Researchers Use UK Biobank Data to Gain New Insight into Rare Eye Diseases

Rare Daily Staff

Researchers have analyzed image and genomic data from the UK Biobank to find insights into rare diseases of the human eye including retinal dystrophies, a group of inherited disorders affecting the retina that are the leading cause of blindness in working-age adults.

The retina, located at the back of the eye, converts light into a signal that can be interpreted by the brain. Each retinal layer comprises different cell types that play a unique role in this light conversion process. Rare diseases of the retina are frequently caused by inherited mutations in genes expressed by photoreceptor cells. These mutations cause the retina to function incorrectly, resulting in sight impairment or even blindness.
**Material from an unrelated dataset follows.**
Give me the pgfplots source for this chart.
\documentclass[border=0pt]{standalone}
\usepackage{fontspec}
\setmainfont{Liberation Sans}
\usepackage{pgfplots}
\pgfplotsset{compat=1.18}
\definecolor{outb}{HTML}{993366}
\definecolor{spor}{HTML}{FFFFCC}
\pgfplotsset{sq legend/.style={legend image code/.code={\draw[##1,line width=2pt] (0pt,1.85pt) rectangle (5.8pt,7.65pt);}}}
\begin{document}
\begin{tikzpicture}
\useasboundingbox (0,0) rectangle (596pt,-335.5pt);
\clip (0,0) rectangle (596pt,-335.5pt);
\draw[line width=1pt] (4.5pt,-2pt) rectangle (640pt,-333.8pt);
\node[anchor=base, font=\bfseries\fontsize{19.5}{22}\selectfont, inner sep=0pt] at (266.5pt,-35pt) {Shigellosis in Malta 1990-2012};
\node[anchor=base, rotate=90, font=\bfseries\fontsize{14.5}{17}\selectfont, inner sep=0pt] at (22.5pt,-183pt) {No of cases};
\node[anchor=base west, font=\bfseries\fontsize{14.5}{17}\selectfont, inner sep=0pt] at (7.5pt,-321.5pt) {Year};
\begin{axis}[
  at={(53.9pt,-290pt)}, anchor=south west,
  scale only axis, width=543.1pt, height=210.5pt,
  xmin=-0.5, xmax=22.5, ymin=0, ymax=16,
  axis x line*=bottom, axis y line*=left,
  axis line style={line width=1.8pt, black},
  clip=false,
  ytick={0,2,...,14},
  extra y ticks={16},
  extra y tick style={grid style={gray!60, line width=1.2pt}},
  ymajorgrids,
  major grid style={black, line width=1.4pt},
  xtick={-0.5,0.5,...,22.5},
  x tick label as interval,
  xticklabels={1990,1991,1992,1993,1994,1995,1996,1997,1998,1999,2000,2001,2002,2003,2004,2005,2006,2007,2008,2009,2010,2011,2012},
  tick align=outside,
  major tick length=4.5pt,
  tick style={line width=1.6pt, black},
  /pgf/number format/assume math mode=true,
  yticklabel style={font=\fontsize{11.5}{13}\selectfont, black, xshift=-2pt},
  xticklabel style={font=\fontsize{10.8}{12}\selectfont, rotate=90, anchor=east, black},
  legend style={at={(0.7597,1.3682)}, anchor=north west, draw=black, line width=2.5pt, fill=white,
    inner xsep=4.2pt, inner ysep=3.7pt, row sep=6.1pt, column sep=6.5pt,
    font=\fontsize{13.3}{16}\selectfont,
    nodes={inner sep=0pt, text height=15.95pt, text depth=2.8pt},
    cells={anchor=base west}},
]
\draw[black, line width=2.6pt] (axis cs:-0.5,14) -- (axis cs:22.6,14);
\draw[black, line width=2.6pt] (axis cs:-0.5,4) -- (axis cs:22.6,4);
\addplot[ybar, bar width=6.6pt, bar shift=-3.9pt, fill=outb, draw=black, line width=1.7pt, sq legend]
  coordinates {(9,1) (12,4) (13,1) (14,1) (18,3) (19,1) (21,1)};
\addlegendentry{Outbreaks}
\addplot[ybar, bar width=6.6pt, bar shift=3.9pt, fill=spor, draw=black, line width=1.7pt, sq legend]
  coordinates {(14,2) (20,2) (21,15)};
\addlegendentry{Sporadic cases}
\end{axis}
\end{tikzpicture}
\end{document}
In the study, published in the journal PLOS Genetics, the researchers focused on photoreceptor cells, which are light-detecting cells found in the retina. These cells can be non-invasively imaged using optical coherence tomography, a service now commonly offered by many opticians. Using image data and genomic data stored in the UK Biobank, researchers were able to generate the largest genome-wide association study of photoreceptor cells.

“We had access to coupled images and genotype data at a scale that had not been seen in a study of this kind,” said Hannah Currant, former Ph.D. student at European Molecular Biology Laboratory’s European Bioinformatics Institute and postdoctoral fellow at the Novo Nordisk Foundation Center for Protein Research University of Copenhagen. “Access to this enormous amount of data was critical to the study and enabled us to identify genetic links to rare retinal dystrophies. This work has identified new avenues for research and generated new questions about rare retinal dystrophies.”
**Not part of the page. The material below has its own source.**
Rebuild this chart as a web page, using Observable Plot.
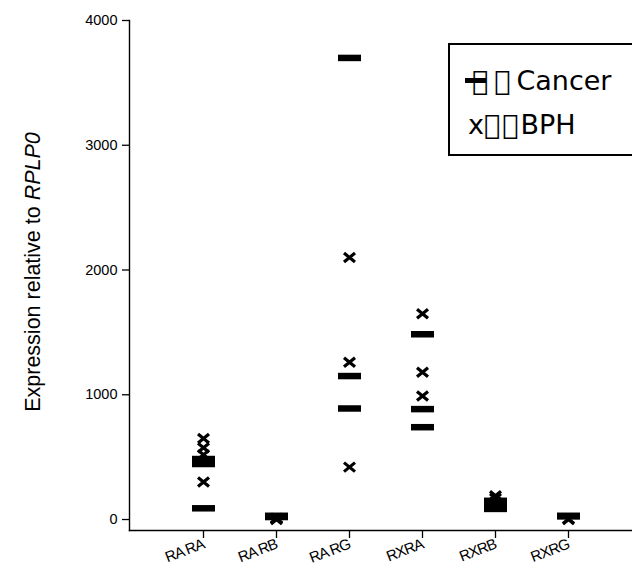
<!DOCTYPE html>
<html>
<head>
<meta charset="utf-8">
<script src="https://cdn.jsdelivr.net/npm/d3@7"></script>
<script src="https://cdn.jsdelivr.net/npm/@observablehq/plot@0.6"></script>
<style>
  html, body { margin: 0; padding: 0; background: #fff; overflow: hidden; }
  #wrap { position: relative; width: 632px; height: 587px; }
  #wrap svg text { fill: #000; }
  #legend {
    position: absolute; left: 448px; top: 43px; width: 200px; height: 109px;
    border: 2px solid #000; background: #fff; box-sizing: content-box;
    font-family: "DejaVu Sans", sans-serif; font-size: 27px; color: #000;
  }
  #legend .row { position: absolute; white-space: pre; line-height: 1; }
  #legend .tofu { letter-spacing: 6px; }
  #legend .dash { position: absolute; left: 15px; top: 33px; width: 21px; height: 5px; background: #000; }
</style>
</head>
<body>
<div id="wrap"></div>
<script>
const categories = ["RA RA", "RA RB", "RA RG", "RXRA", "RXRB", "RXRG"];
const cancerValues = [
  [485, 460, 445, 90],
  [30, 20, 25],
  [3700, 1150, 890],
  [1485, 885, 740],
  [150, 120, 85],
  [30, 25]
];
const bphValues = [
  [650, 575, 520, 300],
  [10, 5, 0],
  [2100, 1260, 420],
  [1650, 1180, 990],
  [190, 170, 140],
  [5, 0]
];
const yTicks = [0, 1000, 2000, 3000, 4000];
const seriesNames = ["Cancer", "BPH"];

const cancer = categories.flatMap((c, i) => cancerValues[i].map(v => ({category: c, value: v})));
const bph = categories.flatMap((c, i) => bphValues[i].map(v => ({category: c, value: v})));

const dashSymbol = {draw(ctx) { ctx.rect(-11.5, -3.25, 23, 6.5); }};
const crossSymbol = {draw(ctx) { ctx.moveTo(-5.5, -4.5); ctx.lineTo(5.5, 4.5); ctx.moveTo(5.5, -4.5); ctx.lineTo(-5.5, 4.5); }};

const chart = Plot.plot({
  width: 632,
  height: 587,
  marginLeft: 129,
  marginRight: -10,
  marginTop: 20,
  marginBottom: 57,
  style: {fontFamily: "'Liberation Sans', Arial, sans-serif", color: "#000", background: "#fff"},
  x: {type: "point", domain: categories, padding: 1},
  y: {domain: [-88, 4000]},
  marks: [
    Plot.frame({anchor: "left", stroke: "#000", strokeWidth: 1.4}),
    Plot.frame({anchor: "bottom", stroke: "#000", strokeWidth: 1.4}),
    Plot.axisY({ticks: yTicks, tickFormat: d => String(d), tickSize: 7, tickPadding: 5, fontSize: 14, label: null, strokeWidth: 1.3}),
    Plot.axisX({tickSize: 8, tickPadding: 5, tickRotate: -21, fontSize: 15, label: null, strokeWidth: 1.3}),
    Plot.dot(bph, {x: "category", y: "value", symbol: crossSymbol, r: 5, stroke: "#000", strokeWidth: 3.2, fill: "none"}),
    Plot.dot(cancer, {x: "category", y: "value", symbol: dashSymbol, r: 5, fill: "#000", stroke: "none"})
  ]
});

const wrap = document.getElementById("wrap");
wrap.appendChild(chart);

const svg = d3.select(chart);
// enforce tick label font sizes
const yLabelSet = new Set(yTicks.map(String));
const xLabelSet = new Set(categories);
svg.selectAll("text").each(function () {
  const s = this.textContent;
  if (yLabelSet.has(s)) { this.style.fontSize = "14.5px"; }
  else if (xLabelSet.has(s)) { this.style.fontSize = "15px"; this.style.letterSpacing = "-0.9px"; }
});

// y-axis title with italic gene name
const t = svg.append("text")
  .attr("transform", "translate(40,272) rotate(-90)")
  .attr("text-anchor", "middle")
  .attr("font-family", "'Liberation Sans', Arial, sans-serif")
  .attr("font-size", 21.5)
  .attr("fill", "#000");
t.append("tspan").text("Expression relative to ");
t.append("tspan").attr("font-style", "italic").text("RPLP0");

// legend
const legend = document.createElement("div");
legend.id = "legend";
legend.innerHTML =
  `<div class="dash"></div>` +
  `<div class="row" style="top:22px;left:22px"><span class="tofu">\uE000\uE001</span>${seriesNames[0]}</div>` +
  `<div class="row" style="top:66px;left:18px">x<span style="letter-spacing:2px">\uE000\uE001</span>${seriesNames[1]}</div>`;
wrap.appendChild(legend);
</script>
</body>
</html>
Optical coherence tomography produces high-resolution images that can be used to identify the different layers and structures within the retina. These images are commonly used in the clinic to aid the diagnosis of eye disorders. For this study, the researchers used optical coherence tomography images and the corresponding genomic and medical information of more than 30,000 participants stored in the UK Biobank.

“The UK Biobank is a rich, invaluable resource that has enormous potential to enable genomic medicine,” said Ewan Birney, Deputy Director General of the European Molecular Biology Laboratory. “There is so much potential just waiting to be released from the data stored there, which lets us both understand human biology and how and when it goes wrong in disease.”

The researchers conducted genome-wide association studies on the UK Biobank data to look for genetic variations linked to differences in the thickness of the photoreceptor cell layers. This led them to identify genomic variations associated with the thickness of one or more of the photoreceptor cell layers, including those with prior associations with known eye diseases. The newly identified genomic associations are stored and can be openly accessed through the GWAS Catalog.

Some of these genetic variants were known to be linked to eye diseases, but surprisingly, a number of relatively common genetic variants were near genes known to cause rare genetic eye diseases when disrupted. In one case, the researchers were able to explore how combinations of common variants near genes known to be involved in rare eye diseases change the structure of the retina. This gives more confidence when looking into specific rare disease collections to see how these specific common variants might impact disease.

“Systematic bioinformatic analysis of large-scale participant data cohorts is driving the future of genomic medicine,” said Omar Mahroo, professor of Retinal Neuroscience at University College London and consultant ophthalmologist at Moorfields Eye Hospital. “Having access to these data and being able to make these connections between disease phenotypes and genetic variation will open many new opportunities for modern disease diagnosis and therapeutics.”